Parviz Tanavoli was born in Tehran, Iran in 1937. He received an excellent education at home and later in Italy, from which he returned to co-found an art movement, teach, stoke an international art career, then, in 1989, Iran's greatest living modern artist and now dual Canadian citizen began splitting his time between Iran and West Vancouver -- but the Lower Mainland's largest public art gallery never opened its doors to him, until now. 

So the questions remains ... or is it two questions: Why did the Vancouver Art Gallery wait so long? and Just how much does the VAG need Persian/Irani community support if it is going to move into that purpose-built mall known as the Chan Centre for the Arts?

And the work? Well, the work is not what I expected, but it's not unfamiliar, either. Drawing, painting and sculpture.
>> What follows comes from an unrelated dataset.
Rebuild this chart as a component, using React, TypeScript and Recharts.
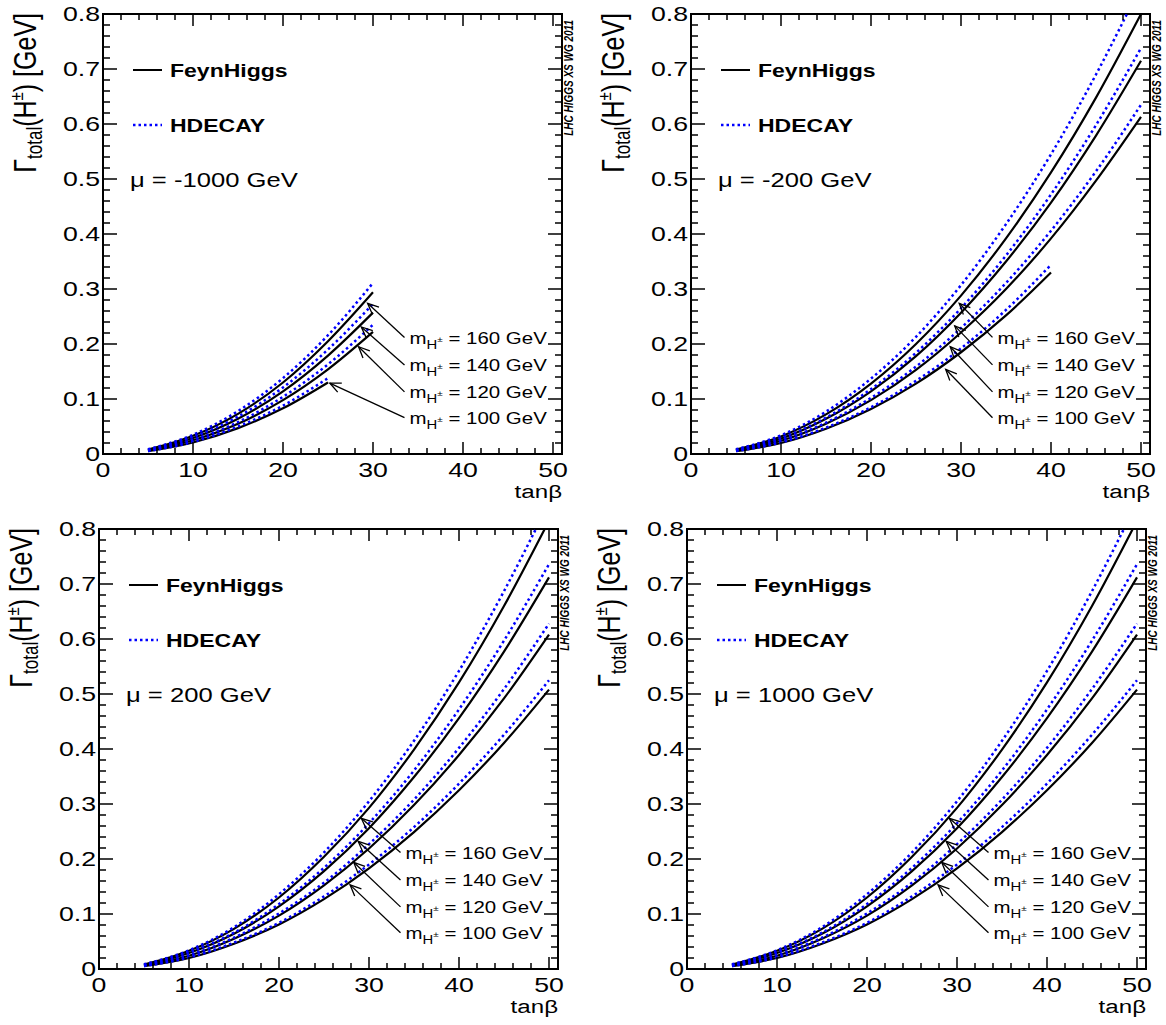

Pictured up top is a more recent sculpture of one of the artist's more enduring motifs, the kind of work one makes when one feels they have secured a place for themselves as a 20th century modern and feel confident enough -- or arrogant enough -- to enter into self-parody. "Look at me," this bird chirps. "I am free to be as a please."

Here is that caged bird in an earlier, more traditional iteration:


And here is the cage or gridded grill in a painting that brings to mind Philip Gaston:


Now here is the artist channeling Jasper Johns:


Rather than share with you my pictures of the floor sculptures, I urge you to see the show. It's worth seeing. But read its first didactics. Tavanoli believes the cage is not an oppressive device (or symbol), but one of freedom -- the cage being a protector of the heart (of the poet?). I would have liked to have seen more on locks, but we see ample evidence of locks in the keys commonly used to pick them. Skeleton keys these keys are called. Are they still called that? Still? For Tavanoli, a key is a stylus, the tip of a brush. With every constraint, a liberty.